What's it like to live in Warsaw metropolitan area?
Pros, cons, and what locals really say · 3,082,399 residents
What locals really say
Warsaw feels like a big, practical capital that has been rebuilt and modernized fast, so daily life is a mix of glass towers, communist-era blocks, and pockets of older neighborhoods with more character. It is generally efficient to live in if you need jobs, transit, and services, but it can feel a bit brisk or reserved compared with more openly social cities. People who like a busy city with strong infrastructure, lots of change, and a sense of momentum tend to settle in well here. The tradeoff is that some areas feel functional rather than charming, and the city’s best parts often have to be actively sought out rather than appearing all at once.
- Strong job market and opportunity4
- Good public transport4
- Modern amenities at relatively good prices3
- Green space and parks3
- Dynamic, forward-looking feel3
- Traffic and commuting4
- Cold, gray weather4
- Urban sprawl and contrast between districts3
- Reserved social atmosphere3
- Construction and constant change2
Daily life in Warsaw is generally efficient and city-like: you can rely on transit, find most services easily, and handle errands without needing a car in many neighborhoods. The pace feels businesslike and somewhat impersonal at first, but once you know a district it can be comfortable and convenient, especially in the better-connected central and inner-ring areas. Small frictions tend to be the usual big-city ones—crowding on transit at peak times, construction noise, uneven sidewalks or streets in some districts, and the occasional sense that you need to cross a lot of space to get from one pleasant pocket to another. On the upside, residents often seem used to getting things done, and the city rewards people who like structure, planning, and having many options.
Warsaw’s food scene is broad and increasingly polished, with everything from cheap milk bars and hearty Polish staples to trendy brunch spots, specialty coffee, and international restaurants. In everyday life, you can eat well without spending a lot, especially if you mix casual local places with supermarket shopping and lunch specials. The city also has enough immigrant communities and young professionals to support good Vietnamese, Georgian, Ukrainian, Middle Eastern, sushi, and burger options, though the most exciting places are scattered rather than concentrated in one obvious district. Traditional food is easy to find, but many residents seem to use the scene for convenience and variety more than for deep culinary identity.

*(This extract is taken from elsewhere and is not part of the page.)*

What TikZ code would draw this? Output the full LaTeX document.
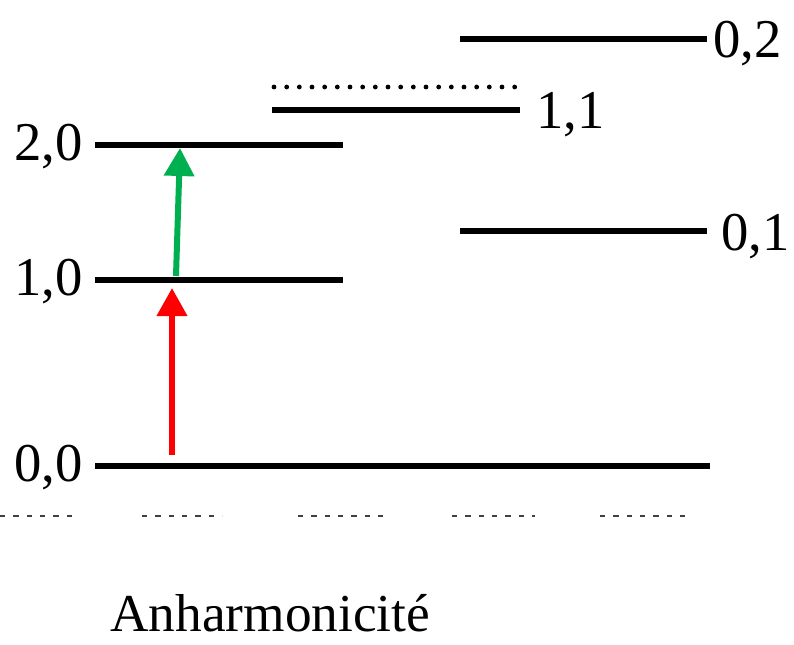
\documentclass[tikz,border=0pt]{standalone}
\usepackage{fontspec}
\setmainfont{Liberation Serif}
\usetikzlibrary{arrows.meta}
\newcommand{\lvlfont}{\fontsize{41}{48}\selectfont}
\tikzset{
  lvl/.style={line width=4.5pt},
  lvldots/.style={line width=3.6pt, line cap=round, dash pattern=on 0pt off 9.5pt},
  lbl/.style={inner sep=0pt, font=\lvlfont},
  trans/.style={line width=4.5pt, -{Triangle[width=22pt,length=21pt]}},
  cutoff/.style={line width=1.4pt, color=black!75, dash pattern=on 4pt off 6pt},
}

\begin{document}
\begin{tikzpicture}[x=0.75pt,y=0.75pt,yscale=-1,xscale=1]
\useasboundingbox (0,0) rectangle (794,644);

%Straight Lines [id:lvl00]
\draw [lvl]   (95,466) -- (710,466) ;
%Straight Lines [id:lvl10]
\draw [lvl]   (95,280) -- (343,280) ;
%Straight Lines [id:lvl20]
\draw [lvl]   (95,145) -- (343,145) ;
%Straight Lines [id:lvl11]
\draw [lvl]   (272,110) -- (520,110) ;
%Dotted Lines [id:lvl11b]
\draw [lvldots]   (274,87) -- (526,87) ;
%Straight Lines [id:lvl02]
\draw [lvl]   (460,39) -- (707,39) ;
%Straight Lines [id:lvl01]
\draw [lvl]   (460,231) -- (707,231) ;

%Arrow ends
\coordinate (r0) at (172,455) ;
\coordinate (r1) at (172,288) ;
\coordinate (g0) at (176,276) ;
\coordinate (g1) at (180,148) ;
%Straight Lines [id:red]
\draw [trans, color={rgb, 255:red, 255; green, 0; blue, 0 }]   (r0) -- (r1) ;
%Straight Lines [id:green]
\draw [trans, color={rgb, 255:red, 0; green, 176; blue, 80 }]   (g0) -- (g1) ;

%Cut off text at the bottom
\draw [cutoff]   (0,516) -- (76,516) ;
\draw [cutoff]   (142,516) -- (222,516) ;
\draw [cutoff]   (298,516) -- (390,516) ;
\draw [cutoff]   (452,516) -- (535,516) ;
\draw [cutoff]   (600,516) -- (686,516) ;

% Text Node
\node [lbl, anchor=base east] (t00) at (83,481) {0,0};
% Text Node
\node [lbl, anchor=base east] (t10) at (83,295) {1,0};
% Text Node
\node [lbl, anchor=base east] (t20) at (83,160) {2,0};
% Text Node
\node [lbl, anchor=base west] (t11) at (536,128) {1,1};
% Text Node
\node [lbl, anchor=base west] (t01) at (721,250) {0,1};
% Text Node
\node [lbl, anchor=base west] (t02) at (713,57) {0,2};
% Text Node
\node [lbl, anchor=base west, font=\fontsize{40}{48}\selectfont] (anh) at (110,631) {Anharmonicité};

\end{tikzpicture}
\end{document}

Warsaw nightlife is active and varied, with plenty of bars, clubs, cocktail places, and late-open venues spread across neighborhoods rather than centered in one compact old-town zone. It can be lively on weekends and around the student and office districts, but it is not usually described as chaotic or nonstop in the way some party capitals are. A lot of the scene feels modern and somewhat segmented: there are quiet wine bars, craft beer spots, upscale lounges, and club-heavy areas, so people can choose their level of intensity. The overall vibe is more adult and urban than touristy, with nightlife tied to dining, socializing, and after-work drinks as much as to all-night clubbing.
On paper, Warsaw’s weather is just what you’d expect for a central-eastern European capital: cold winters, warm summers, and a fair amount of rain spread through the year. In practice, locals often emphasize the grayness more than the temperature, especially the long periods of cloud cover, damp wind, and winter light that can make the city feel heavier than the numbers suggest. Summer is usually the season people enjoy most, but even then the weather can swing quickly from pleasant to hot and sticky. The overall sentiment is not that the climate is extreme, but that it is frequently dull, and the lack of sunshine is what people remember.